Seated forward bends are recommended as poses that foster a calm state of mind because you are quiet and sedate and, as well, promote humility because you keep your gaze downward and your demeanour introverted.
Well, that’s what the yoga textbooks say is supposed to happen. This particular family of poses was the most challenging for me in my early days of yoga because I felt I wasn’t at good at them. In fact, sometimes I would shed tears when I practised forward bends as practising them brought up issues of low self-esteem. I frequently compared myself to the most bendy students in a class or even to the teacher, and, in my eyes, I came off badly.
I’m probably a good recommendation for consistent yoga practice. Hanging in there for 40-plus years I eventually developed a completely different relationship to forward bends. In reality, I experienced an attitude adjustment with most poses, and I don’t even remember when it changed. What made a big impact was dropping how competitive I was, both with others and myself.
What was the difference? I finally came to be interested in what was happening when I did a pose like the open splits (upavistha konasana) or the double leg forward stretch (paschiomottanasana). It’s amazing what can show up when one has an attitude of curiosity, and what might be learned that makes practising the poses more yogic – that is, releasing, relaxing, sweet.

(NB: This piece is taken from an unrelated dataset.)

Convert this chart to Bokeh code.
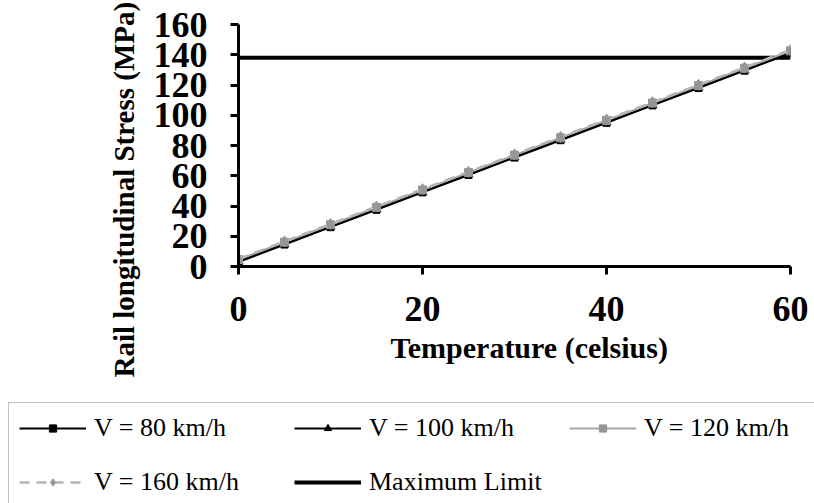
from bokeh.plotting import figure
from bokeh.models import Legend, LegendItem, Title, Range1d, FixedTicker
from bokeh.embed import file_html
from bokeh.resources import INLINE

temps = [0, 5, 10, 15, 20, 25, 30, 35, 40, 45, 50, 55, 60]
v80 = [3.0, 14.5, 26.0, 37.5, 49.0, 60.5, 72.0, 83.5, 95.0, 106.5, 118.0, 129.5, 141.0]
v100 = [3.4, 14.9, 26.4, 37.9, 49.4, 60.9, 72.4, 83.9, 95.4, 106.9, 118.4, 129.9, 141.4]
v120 = [4.6, 16.1, 27.6, 39.1, 50.6, 62.1, 73.6, 85.1, 96.6, 108.1, 119.6, 131.1, 142.6]
v160 = [5.0, 16.6, 28.1, 39.6, 51.1, 62.6, 74.1, 85.6, 97.1, 108.6, 120.1, 131.6, 143.2]
limit_x = [0, 60]
limit_y = [138, 138]
x_ticks = [0, 20, 40, 60]
y_ticks = [0, 20, 40, 60, 80, 100, 120, 140, 160]
labels = ["V = 80 km/h", "V = 100 km/h", "V = 120 km/h", "V = 160 km/h", "Maximum Limit"]

FONT = "Liberation Serif"
GRAY_M = "#969696"
GRAY_L = "#A6A6A6"
GRAY_D = "#B4B4B4"


def add_series(fig):
    lim = fig.line(limit_x, limit_y, line_color="black", line_width=4)
    l80 = fig.line(temps, v80, line_color="black", line_width=2)
    m80 = fig.scatter(temps, v80, marker="square", size=7, color="black")
    l100 = fig.line(temps, v100, line_color="black", line_width=2)
    m100 = fig.scatter(temps, v100, marker="triangle", size=9, color="black")
    l120 = fig.line(temps, v120, line_color=GRAY_L, line_width=2)
    m120 = fig.scatter(temps, v120, marker="square", size=8, color=GRAY_M)
    l160 = fig.line(temps, v160, line_color=GRAY_D, line_width=2.5, line_dash="10 7")
    m160 = fig.scatter(temps, v160, marker="diamond", size=11, color=GRAY_M)
    return [[l80, m80], [l100, m100], [l120, m120], [l160, m160], [lim]]


# ---- main chart ----
p = figure(width=814, height=400, output_backend="svg", toolbar_location=None,
           x_range=Range1d(0, 60), y_range=Range1d(0, 160),
           min_border_left=238, min_border_right=24, min_border_top=24,
           min_border_bottom=134)
p.outline_line_color = None
p.grid.visible = False
p.background_fill_color = "white"
p.border_fill_color = "white"

p.xaxis.ticker = FixedTicker(ticks=x_ticks)
p.yaxis.ticker = FixedTicker(ticks=y_ticks)
for ax in (p.xaxis, p.yaxis):
    ax.axis_line_width = 3
    ax.axis_line_color = "black"
    ax.major_tick_line_width = 3
    ax.major_tick_line_color = "black"
    ax.major_tick_out = 8
    ax.major_tick_in = 0
    ax.minor_tick_line_color = None
    ax.major_label_text_font = FONT
    ax.major_label_text_font_style = "bold"
    ax.major_label_text_font_size = "36px"
    ax.major_label_text_color = "black"
p.yaxis.major_label_standoff = 23
p.xaxis.major_label_standoff = 22

ty = Title(text="Rail longitudinal Stress (MPa)", align="left", offset=-111,
           standoff=22,
           text_font=FONT, text_font_style="bold", text_font_size="29px",
           text_color="black")
p.add_layout(ty, "left")
tx = Title(text="Temperature (celsius)", align="left", offset=152,
           text_font=FONT, text_font_style="bold", text_font_size="30px",
           text_color="black")
p.add_layout(tx, "below")

add_series(p)

# ---- legend panel (separate root so its frame spans the full width) ----
q = figure(width=814, height=103, output_backend="svg", toolbar_location=None,
           x_range=Range1d(-200, -100), y_range=Range1d(-200, -100),
           x_axis_type=None, y_axis_type=None, min_border=0)
q.outline_line_color = None
q.grid.visible = False
q.background_fill_color = "white"
q.border_fill_color = "white"
groups = add_series(q)
items = [LegendItem(label=lab, renderers=g) for lab, g in zip(labels, groups)]
# column-major fill with two rows -> rows read: 80, 100, 120 / 160, Maximum Limit
ordered = [items[0], items[3], items[1], items[4], items[2]]

legend = Legend(items=ordered, nrows=2, location=(8, -5))
legend.label_text_font = FONT
legend.label_text_font_size = "26px"
legend.label_text_color = "black"
legend.glyph_width = 67
legend.glyph_height = 18
legend.label_height = 30
legend.label_width = 176
legend.label_standoff = 8
legend.spacing = 24
legend.padding = 10
legend.margin = 0
legend.border_line_color = "#808080"
legend.border_line_width = 1
legend.background_fill_color = "white"
legend.background_fill_alpha = 1.0
q.add_layout(legend)

open("out.html", "w").write(file_html([p, q], INLINE))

Here’s a version of a forward bend to help you face the twin bugbears – being aggressieve or being despairing. Supported x-leg forward bend offers a spinal stretch and, at the same, time gets your hamstrings out of the way; tight ‘hammies’ are always a big challenge if you have a stiffer body. However, if you are more flexible, you might want to do this pose with a lower support, say, resting your head on a bolster or foam block. Stay in the pose for a few minutes in the spirit of inquisitiveness, and the prize might be a feeling of peace.